Use Prompt Flow for LLM workflow testing and evaluation
Build a Prompt Flow graph, run interactive and batch tests, inspect traces and evaluation metrics, and promote only reviewed LLM workflow versions.
npx skills add agentskillexchange/skills --skill use-prompt-flow-for-llm-workflow-testing-and-evaluation
Use Prompt Flow when an operator needs a reviewable development loop for an LLM workflow that links prompts, LLM calls, Python code, and tool steps. The workflow is to create or load a flow, configure provider connections, run interactive tests, evaluate the flow over a dataset, inspect traces and metrics, then use the results to decide whether a prompt, model, or tool-chain change is ready to ship. Invoke this instead of editing prompts directly in an app when the team needs traceable runs, repeatable evaluation data, and CI-friendly quality checks before production deployment. Good runs identify the flow version, dataset, model connection, metrics, failing examples, and approval decision. The scope boundary is LLM flow prototyping, testing, tracing, and evaluation.
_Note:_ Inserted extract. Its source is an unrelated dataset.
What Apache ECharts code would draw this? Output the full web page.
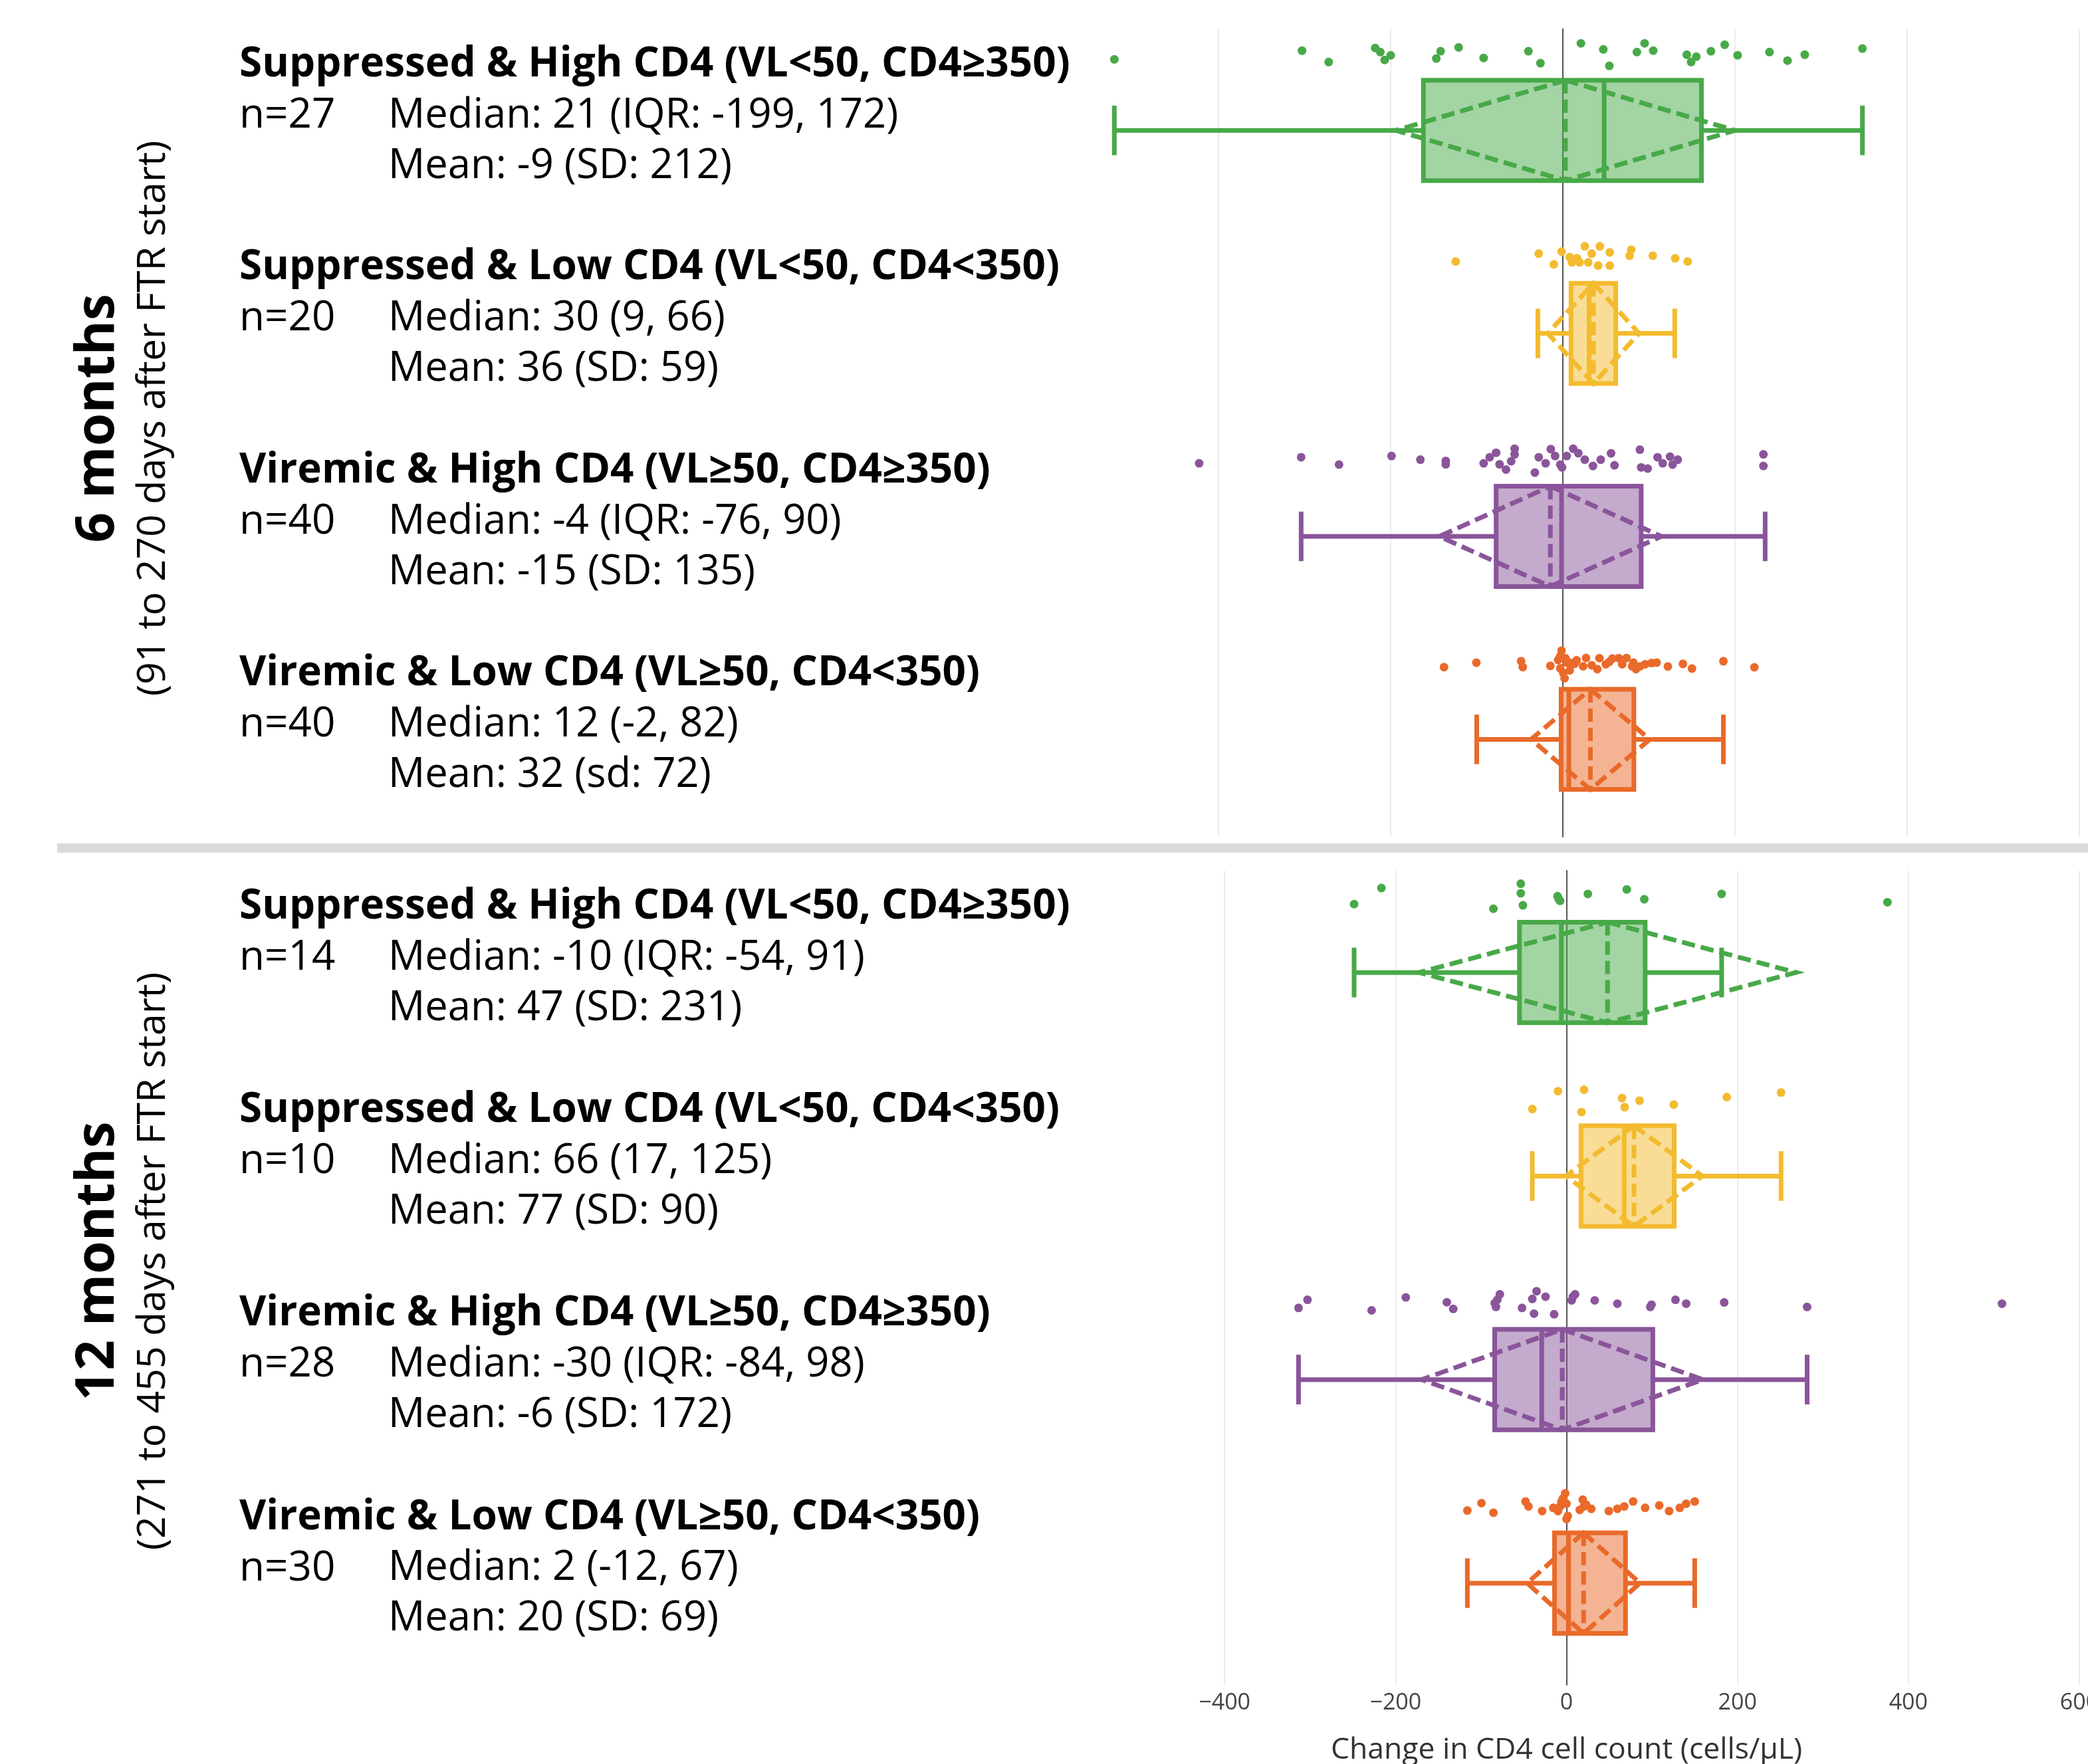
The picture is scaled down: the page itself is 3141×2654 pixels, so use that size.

It is not a generic Microsoft platform card, a catch-all Azure AI listing, or a replacement for application-specific release approval.
What this skill actually does
Inputs and prerequisites: Prompt Flow CLI, Python 3.9 through 3.11, promptflow and promptflow-tools packages, configured OpenAI or Azure OpenAI connection, optional VS Code extension..
Setup notes: Install with `pip install promptflow promptflow-tools`, initialize a flow with `pf flow init –flow ./my_chatbot –type chat`, create the provider connection with `pf connection create`, then run `pf flow test –flow ./my_chatbot –interactive` before adding dataset evaluation.
Source and verification boundary: use https://microsoft.github.io/promptflow/index.html as the canonical reference before running the workflow; keep commands, API calls, CLI usage, and generated outputs reviewable against that upstream source.
Framework fit: publish this as a Multi-Framework workflow only when the operator can invoke the documented toolchain directly, rather than treating the upstream project as a generic product listing.